Mr Coe also made an interesting statement that the only way you can build public transport infrastructure is to build roads—it is the only thing you can do. Perhaps Mr Coe needs to look to the example of Brisbane, where they have put in significant bus infrastructure capital works, with busways, park and rides—
Mrs Dunne: That is a road.
MS BRESNAN: It is actually not a road. Why don’t you want to look at what it actually is. It is a busway, and it is a busway that can incorporate a change in technology. If light rail is brought into Brisbane, it will be able to incorporate that. This was championed by a Liberal lord mayor. Perhaps Mr Coe could use some of his study travel budget to visit Brisbane and see what has been done there.
Finally, let me go to a fact that has not been mentioned.
Members interjecting—
MR SPEAKER: Thank you, members. Order!
MS BRESNAN: Thank you, Mr Speaker. Let me go to a fact that we have not have had any great discussion about. We still have no commitment from the federal government to fund the freeway. Yet both the government and the Canberra Liberals are prepared to blindly go on and commit $144 million of ACT taxpayers’ money to do something that will not solve congestion problems and when we have no guarantee that it will actually happen. If the federal government think this is such an important project, why don’t they fund the cost of it and allow the government here in the ACT to invest in a rapid public transport system that would address congestion in the north of Canberra.
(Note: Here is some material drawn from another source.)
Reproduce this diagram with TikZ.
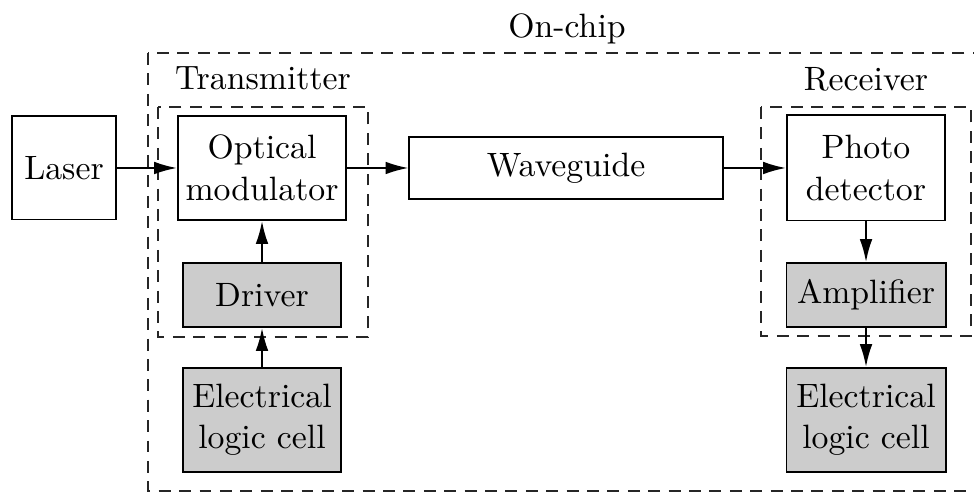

I have to say—I do not know if it is a first; it is probably a first—that it was wonderful to hear Mr Hanson positively quoting a government document with the EIS. It was good to also hear the 1970s fact—
Members interjecting—
MR SPEAKER: Thank you, members. Let’s hear Ms Bresnan.
MS BRESNAN: Thank you, Mr Speaker. It was also good to hear the 1970s fact quoted not just by Dr Bourke but by Mr Hanson. Both the Labor and Liberal parties seem to be looking for inspiration to a policy from 40 years ago for their transport policy. It is laughable that Mr Hanson accused the Greens of being in the past when their idea of transport planning was from the 1970s. Now at least we know where they get their policy inspiration from.